Le rapport cite l’importance d’investir dans l’éducation des filles comme moyen efficace de lutte contre la pauvreté, relevant que les filles éduquées auront plus de chances d’obtenir un meilleur revenu à l’âge adulte, de se marier plus tard, d’avoir moins d’enfants mais en meilleure santé, et davantage de pouvoir de décision dans le foyer. Les mères éduquées sont également mieux à même de veiller à ce que leurs propres enfants reçoivent une éducation, ce qui contribuera à prévenir le travail des enfants.

Le Programme international pour l’abolition du travail des enfants (IPEC) de l’OIT est opérationnel dans près de 90 pays dans le monde. Il agit au niveau politique, soutenant le développement de cadres politiques et législatifs pour combattre le travail des enfants, ainsi qu’avec des programmes visant à prévenir et à retirer les enfants du travail; il a aussi élaboré un Plan d’action global pour éliminer ses pires formes – travail dangereux, exploitation sexuelle à des fins commerciales, traite et toutes formes d’esclavage – d’ici à 2016.

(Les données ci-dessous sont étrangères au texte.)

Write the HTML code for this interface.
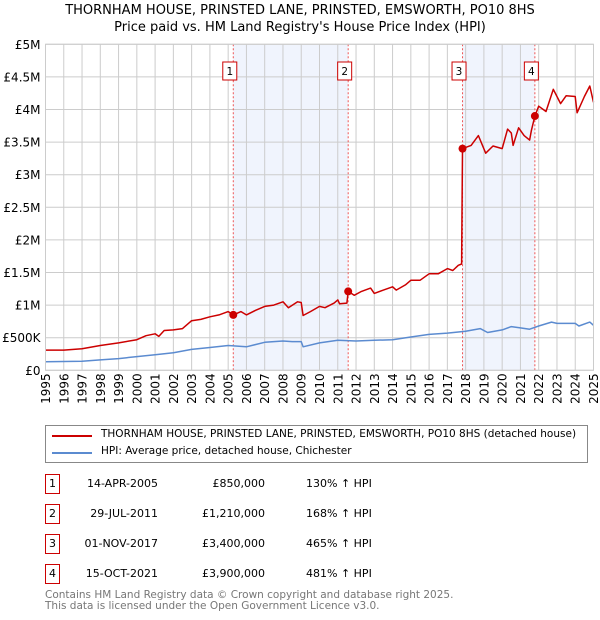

En Asie centrale, y compris au Tadjikistan, l’IPEC met en œuvre un projet «La lutte contre le travail des enfants – s’engager pour agir». Le projet comporte une double approche: au niveau sous-régional, il organise la mise en réseau et le partage d’informations de façon à renforcer les capacités à combattre le travail des enfants dans toute la région; au niveau du pays, le projet aide les acteurs nationaux à formuler et à mettre en œuvre des politiques pour faciliter la prévention, la protection, le retrait, la réhabilitation et la réinsertion des enfants engagés dans les pires formes de travail des enfants.

«Le projet aide aussi à améliorer l’employabilité et à créer des possibilités de travail décent pour les familles concernées, fournissant ainsi des alternatives viables au travail des enfants. Nous avons pour objectif d’éviter que les familles comme celle de Sharofat ne quittent leur pays d’origine et soient contraintes à mettre leurs enfants au travail», explique Undraa Suren, conseiller technique en chef du projet.